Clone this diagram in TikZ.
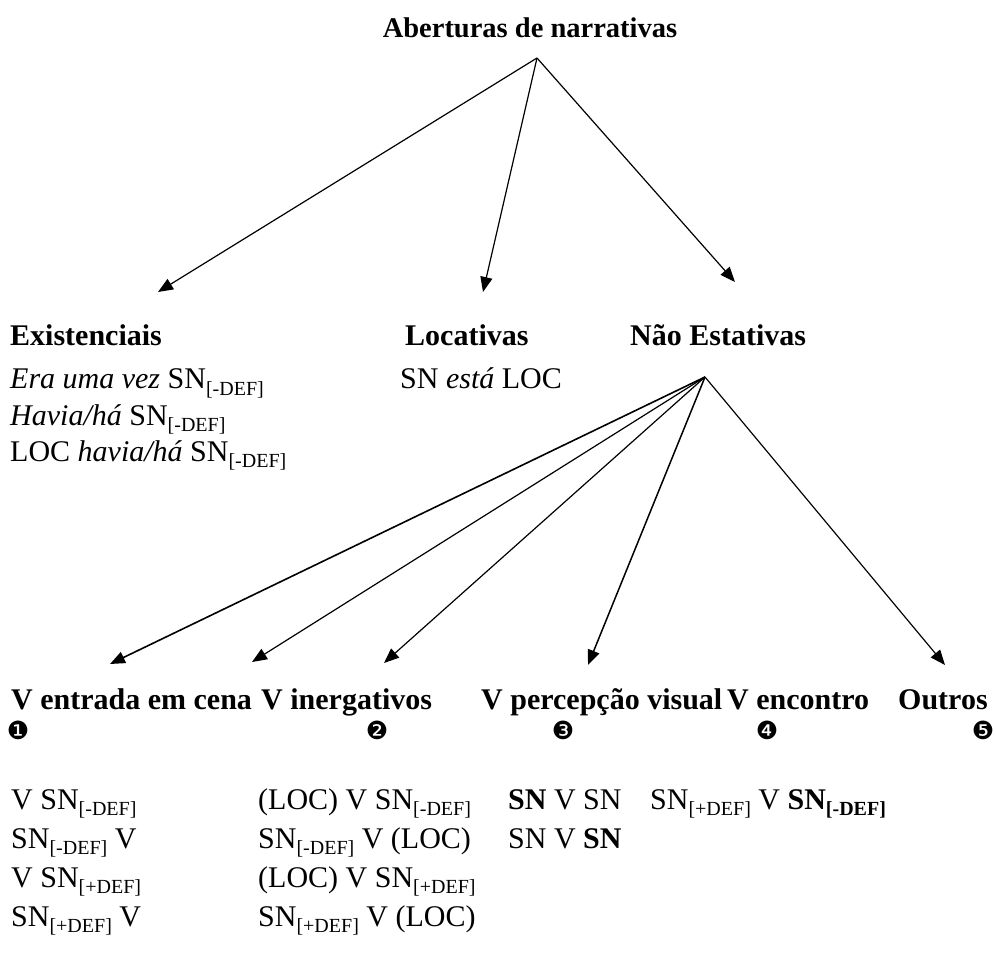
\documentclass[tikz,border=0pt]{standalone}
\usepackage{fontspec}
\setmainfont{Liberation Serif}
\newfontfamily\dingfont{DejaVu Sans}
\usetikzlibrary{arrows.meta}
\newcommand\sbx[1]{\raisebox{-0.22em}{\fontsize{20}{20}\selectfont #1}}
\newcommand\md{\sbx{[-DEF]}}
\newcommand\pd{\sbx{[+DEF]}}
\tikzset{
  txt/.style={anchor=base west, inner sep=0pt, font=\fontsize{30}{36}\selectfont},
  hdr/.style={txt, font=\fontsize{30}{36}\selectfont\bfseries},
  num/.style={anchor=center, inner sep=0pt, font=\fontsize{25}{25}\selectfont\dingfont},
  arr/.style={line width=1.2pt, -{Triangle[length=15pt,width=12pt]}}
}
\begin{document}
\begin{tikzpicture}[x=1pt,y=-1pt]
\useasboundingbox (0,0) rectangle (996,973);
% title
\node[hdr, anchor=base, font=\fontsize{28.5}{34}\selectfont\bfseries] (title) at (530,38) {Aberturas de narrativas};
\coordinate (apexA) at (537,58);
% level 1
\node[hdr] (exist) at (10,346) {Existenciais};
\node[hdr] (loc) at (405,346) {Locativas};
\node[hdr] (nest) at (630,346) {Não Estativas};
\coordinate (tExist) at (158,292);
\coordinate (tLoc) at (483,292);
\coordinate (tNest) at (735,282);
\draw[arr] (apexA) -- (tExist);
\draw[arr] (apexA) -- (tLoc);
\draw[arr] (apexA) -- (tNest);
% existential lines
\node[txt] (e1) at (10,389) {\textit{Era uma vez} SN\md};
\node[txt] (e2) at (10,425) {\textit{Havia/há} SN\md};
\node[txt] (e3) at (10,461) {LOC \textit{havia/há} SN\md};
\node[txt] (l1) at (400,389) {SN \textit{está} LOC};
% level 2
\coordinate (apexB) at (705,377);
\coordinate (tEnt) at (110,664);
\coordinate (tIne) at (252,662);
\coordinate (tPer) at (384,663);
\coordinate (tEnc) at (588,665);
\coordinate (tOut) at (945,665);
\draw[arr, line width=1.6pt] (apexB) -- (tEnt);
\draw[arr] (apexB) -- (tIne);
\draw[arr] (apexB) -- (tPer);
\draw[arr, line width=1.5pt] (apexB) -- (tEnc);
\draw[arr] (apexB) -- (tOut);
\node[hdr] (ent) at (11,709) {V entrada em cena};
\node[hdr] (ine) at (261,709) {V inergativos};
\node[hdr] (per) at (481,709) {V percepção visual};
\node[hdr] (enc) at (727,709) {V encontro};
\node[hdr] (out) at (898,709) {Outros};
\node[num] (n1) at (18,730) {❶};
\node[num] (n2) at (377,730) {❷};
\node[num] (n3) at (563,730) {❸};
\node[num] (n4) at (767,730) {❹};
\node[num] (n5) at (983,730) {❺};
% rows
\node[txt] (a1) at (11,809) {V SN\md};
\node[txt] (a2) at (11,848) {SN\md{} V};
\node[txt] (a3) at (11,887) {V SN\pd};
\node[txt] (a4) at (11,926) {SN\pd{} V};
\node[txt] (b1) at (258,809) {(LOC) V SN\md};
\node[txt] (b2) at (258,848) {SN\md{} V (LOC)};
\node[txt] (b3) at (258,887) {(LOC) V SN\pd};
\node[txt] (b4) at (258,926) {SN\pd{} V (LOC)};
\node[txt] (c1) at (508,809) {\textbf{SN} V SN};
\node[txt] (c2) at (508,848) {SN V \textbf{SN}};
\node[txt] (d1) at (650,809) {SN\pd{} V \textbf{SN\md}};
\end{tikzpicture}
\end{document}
--------
# What the task requires:
Take the listing and print it again exactly, but without any pictures.

# Task solution:
Clone this diagram in TikZ.
\documentclass[tikz,border=0pt]{standalone}
\usepackage{fontspec}
\setmainfont{Liberation Serif}
\newfontfamily\dingfont{DejaVu Sans}
\usetikzlibrary{arrows.meta}
\newcommand\sbx[1]{\raisebox{-0.22em}{\fontsize{20}{20}\selectfont #1}}
\newcommand\md{\sbx{[-DEF]}}
\newcommand\pd{\sbx{[+DEF]}}
\tikzset{
  txt/.style={anchor=base west, inner sep=0pt, font=\fontsize{30}{36}\selectfont},
  hdr/.style={txt, font=\fontsize{30}{36}\selectfont\bfseries},
  num/.style={anchor=center, inner sep=0pt, font=\fontsize{25}{25}\selectfont\dingfont},
  arr/.style={line width=1.2pt, -{Triangle[length=15pt,width=12pt]}}
}
\begin{document}
\begin{tikzpicture}[x=1pt,y=-1pt]
\useasboundingbox (0,0) rectangle (996,973);
% title
\node[hdr, anchor=base, font=\fontsize{28.5}{34}\selectfont\bfseries] (title) at (530,38) {Aberturas de narrativas};
\coordinate (apexA) at (537,58);
% level 1
\node[hdr] (exist) at (10,346) {Existenciais};
\node[hdr] (loc) at (405,346) {Locativas};
\node[hdr] (nest) at (630,346) {Não Estativas};
\coordinate (tExist) at (158,292);
\coordinate (tLoc) at (483,292);
\coordinate (tNest) at (735,282);
\draw[arr] (apexA) -- (tExist);
\draw[arr] (apexA) -- (tLoc);
\draw[arr] (apexA) -- (tNest);
% existential lines
\node[txt] (e1) at (10,389) {\textit{Era uma vez} SN\md};
\node[txt] (e2) at (10,425) {\textit{Havia/há} SN\md};
\node[txt] (e3) at (10,461) {LOC \textit{havia/há} SN\md};
\node[txt] (l1) at (400,389) {SN \textit{está} LOC};
% level 2
\coordinate (apexB) at (705,377);
\coordinate (tEnt) at (110,664);
\coordinate (tIne) at (252,662);
\coordinate (tPer) at (384,663);
\coordinate (tEnc) at (588,665);
\coordinate (tOut) at (945,665);
\draw[arr, line width=1.6pt] (apexB) -- (tEnt);
\draw[arr] (apexB) -- (tIne);
\draw[arr] (apexB) -- (tPer);
\draw[arr, line width=1.5pt] (apexB) -- (tEnc);
\draw[arr] (apexB) -- (tOut);
\node[hdr] (ent) at (11,709) {V entrada em cena};
\node[hdr] (ine) at (261,709) {V inergativos};
\node[hdr] (per) at (481,709) {V percepção visual};
\node[hdr] (enc) at (727,709) {V encontro};
\node[hdr] (out) at (898,709) {Outros};
\node[num] (n1) at (18,730) {❶};
\node[num] (n2) at (377,730) {❷};
\node[num] (n3) at (563,730) {❸};
\node[num] (n4) at (767,730) {❹};
\node[num] (n5) at (983,730) {❺};
% rows
\node[txt] (a1) at (11,809) {V SN\md};
\node[txt] (a2) at (11,848) {SN\md{} V};
\node[txt] (a3) at (11,887) {V SN\pd};
\node[txt] (a4) at (11,926) {SN\pd{} V};
\node[txt] (b1) at (258,809) {(LOC) V SN\md};
\node[txt] (b2) at (258,848) {SN\md{} V (LOC)};
\node[txt] (b3) at (258,887) {(LOC) V SN\pd};
\node[txt] (b4) at (258,926) {SN\pd{} V (LOC)};
\node[txt] (c1) at (508,809) {\textbf{SN} V SN};
\node[txt] (c2) at (508,848) {SN V \textbf{SN}};
\node[txt] (d1) at (650,809) {SN\pd{} V \textbf{SN\md}};
\end{tikzpicture}
\end{document}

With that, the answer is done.